A skull fragment extracted from the roof of a cave in Greece has sparked controversy among researchers studying early human origins in Europe.
In a study published this week in the journal Nature, researchers presented new analyses on what appears to be a 210,000-year-old Homo sapiens skull fragment. If the findings are confirmed, Apidima 1, as it’s been named, would be the oldest human fossil found anywhere outside of Africa.
Named after the Apidima Cave in Greece, where it was discovered, Apidima 1 was one of two skulls researchers analyzed in the new study. Anthropologists found Apidima 1 and the second skull, named Apidima 2, encased in rock in 1978.
Years later, researchers extracted the fossils. Apidima 1 turned out to be half of the back of one skull, while Apidima 2 was 66 fragments of a nearly complete skull. In the new study, University of Tübingen paleoanthropologist Katerina Harvati and her team used a CT-scanner to create 3-dimensional models of the fossils, then digitally reassembled the pieces.
They found that Apidima 2 has a characteristic outward bulge at the back of the skull, called the occipital bun, which is found in Neanderthals skulls. “It looks like when you put your hair up in a bun,” Harvati told Carl Zimmer at the New York Times. But the reconstructed Apidima 1, the team found, has features consistent with Homo sapiens.
Apidima 1 has a much rounder skull shape than Apidima 2, which makes a compelling case that the skull belongs to an early modern human, Laura Buck, a University of California, Davis paleoanthropologist who was not involved in the study, told Zimmer. “That very round shape is something we tend not to see in other groups,” she told Zimmer.
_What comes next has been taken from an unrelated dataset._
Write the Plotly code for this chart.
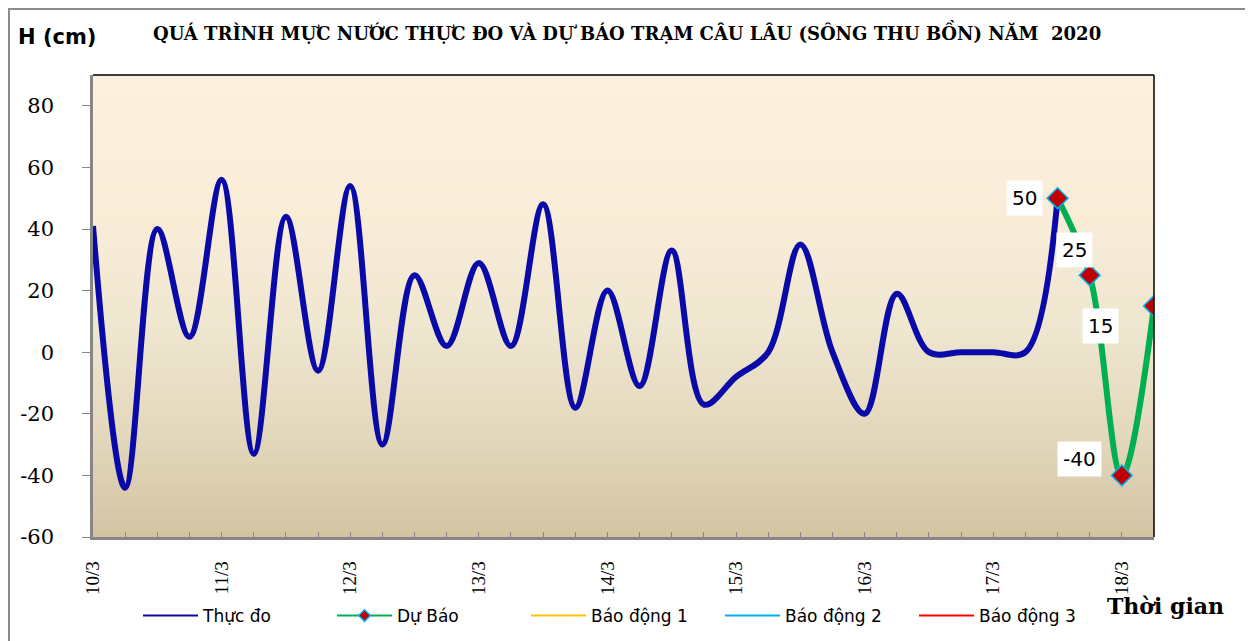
import plotly.graph_objects as go

# ---------------------------------------------------------------------------
# Data (6-hourly steps, 10/3 -> 18/3)
# ---------------------------------------------------------------------------
day_labels = ["10/3", "11/3", "12/3", "13/3", "14/3", "15/3", "16/3", "17/3", "18/3"]
steps_per_day = 4
y_ticks = [-60, -40, -20, 0, 20, 40, 60, 80]

thuc_do = [41, -44, 40, 5, 56, -33, 44, -6, 54, -30, 25, 2, 29, 2, 48, -18,
           20, -11, 33, -17, -8, 0, 35, 0, -20, 19, 0, 0, 0, 0, 50]
du_bao = [50, 25, -40, 15]
du_bao_start = len(thuc_do) - 1

x_thuc_do = list(range(len(thuc_do)))
x_du_bao = [du_bao_start + i for i in range(len(du_bao))]

# label offsets (px) for the forecast values
label_shift = [(-33, 0), (-15, 25), (-42, 16), (-54, -20)]

# ---------------------------------------------------------------------------
# Style
# ---------------------------------------------------------------------------
NAVY = "#0A0AA8"
GREEN = "#00B050"
SERIF = "DejaVu Serif, serif"
SANS = "DejaVu Sans, Arial, sans-serif"
TIMES = "Liberation Serif, Times New Roman, serif"

OFF = 8                     # page margin of the html body
W, H = 1245, 633
L, R, T, B = 85, 99, 67, 104


def px_x(px):
    # screen pixel -> paper x
    return (px - OFF - L) / (W - L - R)


def px_y(py):
    # screen pixel -> paper y
    return (H - B - (py - OFF)) / (H - T - B)


fig = go.Figure()

fig.add_trace(go.Scatter(
    x=x_thuc_do, y=thuc_do, name="Thực đo", mode="lines", showlegend=False,
    line=dict(color=NAVY, width=6, shape="spline", smoothing=1.0),
))
fig.add_trace(go.Scatter(
    x=x_du_bao, y=du_bao, name="Dự Báo", mode="lines+markers", showlegend=False,
    line=dict(color=GREEN, width=6, shape="spline", smoothing=1.0),
    marker=dict(symbol="diamond", size=16, color="#C00000",
                line=dict(color="#00B0F0", width=1.5)),
))

# legend entries (thin symbols, as in the original)
fig.add_trace(go.Scatter(x=[None], y=[None], name="Thực đo", mode="lines",
                         line=dict(color=NAVY, width=2)))
fig.add_trace(go.Scatter(x=[None], y=[None], name="Dự Báo", mode="lines+markers",
                         line=dict(color=GREEN, width=2),
                         marker=dict(symbol="diamond", size=9, color="#C00000",
                                     line=dict(color="#00B0F0", width=1.5))))
for name, col in [("Báo động 1", "#FFC000"), ("Báo động 2", "#00B0F0"), ("Báo động 3", "#FF0000")]:
    fig.add_trace(go.Scatter(x=[None], y=[None], name=name, mode="lines",
                             line=dict(color=col, width=2)))

# forecast value labels
for (xv, yv), (dx, dy) in zip(zip(x_du_bao, du_bao), label_shift):
    fig.add_annotation(x=xv, y=yv, text=f"{yv}", showarrow=False,
                       xshift=dx, yshift=dy, bgcolor="white", borderpad=5,
                       font=dict(family=SANS, size=20, color="black"))

# gradient background in bands
stops = [(0.0, (210, 195, 162)), (0.2, (226, 214, 186)), (0.45, (239, 230, 208)),
         (0.7, (249, 237, 216)), (1.0, (253, 241, 222))]


def grad(t):
    for (t0, c0), (t1, c1) in zip(stops[:-1], stops[1:]):
        if t0 <= t <= t1:
            f = (t - t0) / (t1 - t0)
            return "rgb(%d,%d,%d)" % tuple(round(a + (b - a) * f) for a, b in zip(c0, c1))
    return "rgb(%d,%d,%d)" % stops[-1][1]


n_bands = 80
shapes = []
for i in range(n_bands):
    shapes.append(dict(type="rect", xref="paper", yref="paper", layer="below",
                       x0=0, x1=1, y0=i / n_bands, y1=(i + 1) / n_bands + 0.002,
                       line=dict(width=0), fillcolor=grad((i + 0.5) / n_bands)))
# black top/right plot border
shapes.append(dict(type="line", xref="paper", yref="paper", x0=0, x1=1, y0=1, y1=1,
                   line=dict(color="black", width=1.5)))
shapes.append(dict(type="line", xref="paper", yref="paper", x0=1, x1=1, y0=0, y1=1,
                   line=dict(color="black", width=1.5)))
# outer frame
shapes.append(dict(type="rect", xref="paper", yref="paper",
                   x0=px_x(9), x1=px_x(1246), y0=px_y(660), y1=px_y(9),
                   line=dict(color="#8C8C8C", width=2)))

paper_text = dict(xref="paper", yref="paper", showarrow=False,
                  xanchor="center", yanchor="middle")
fig.add_annotation(text="QUÁ TRÌNH MỰC NƯỚC THỰC ĐO VÀ DỰ BÁO TRẠM CÂU LÂU (SÔNG THU BỒN) NĂM  2020",
                   x=px_x(627), y=px_y(32), **paper_text,
                   font=dict(family=SERIF, size=18, color="black", weight="bold"))
fig.add_annotation(text="H (cm)", x=px_x(57), y=px_y(37), **paper_text,
                   font=dict(family=SANS, size=21, color="black", weight="bold"))
fig.add_annotation(text="Thời gian", x=px_x(1165), y=px_y(606), **paper_text,
                   font=dict(family=SERIF, size=22, color="black", weight="bold"))

fig.update_layout(
    width=W, height=H,
    margin=dict(l=L, r=R, t=T, b=B, autoexpand=False),
    paper_bgcolor="white",
    plot_bgcolor="rgba(0,0,0,0)",
    shapes=shapes,
    showlegend=True,
    legend=dict(orientation="h", x=px_x(138), y=px_y(598), xanchor="left", yanchor="top",
                font=dict(family=SANS, size=17, color="black"),
                itemwidth=55, entrywidth=124, entrywidthmode="pixels"),
    xaxis=dict(
        range=[0, len(thuc_do) + len(du_bao) - 2],
        tickvals=[i * steps_per_day for i in range(len(day_labels))],
        ticktext=day_labels,
        tickangle=-90,
        ticks="inside", ticklen=5, tickcolor="#868686",
        minor=dict(dtick=1, ticks="inside", ticklen=5, tickcolor="#868686"),
        tickfont=dict(family=TIMES, size=19, color="black"),
        ticklabelstandoff=14,
        showgrid=False, zeroline=False,
        showline=True, linecolor="#868686", linewidth=2.5,
    ),
    yaxis=dict(
        range=[-60, 90],
        tickvals=y_ticks,
        ticktext=[str(v) for v in y_ticks],
        ticks="outside", ticklen=8, tickcolor="#868686",
        tickfont=dict(family=SERIF, size=21, color="black"),
        ticklabelstandoff=24,
        showgrid=False, zeroline=False,
        showline=True, linecolor="#868686", linewidth=2.5,
    ),
)

fig.write_html("out.html")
Not everyone is convinced by the team’s findings, however. “I cannot see anything suggesting that the individual belongs to the sapiens lineage,” Juan Luis Arsuaga, a University of Madrid paleoanthropologist who was not involved in the study, told Maya Wei-Haas at National Geographic. Arsuaga examined Apidima 1 in 2017 and concluded the skull was Neanderthal.
Havarti and her team are careful to highlight the limitations of their analyses. Their paper notes that the skulls were distorted and incomplete, and that the site where they were found lacked any other signs of early modern humans, like stone tools.
“As with any challenging new find, the appropriate initial reaction should be a healthy skepticism, even when my own name is on the paper,” study author Chris Stringer, a physical anthropologist at London's Natural History Museum, told Wei-Haas. “We don’t have the frontal bone, brow ridge, face, teeth, or chin region, any of which could have been less ‘modern’ in form.”
Although the Apidima 1 skull fragment is just one data point, it’s the start of a much longer search for answers. “Of course it would be lovely to find more,” Harvati told Joel Achenbach at The Washington Post. “We intend to try to look.”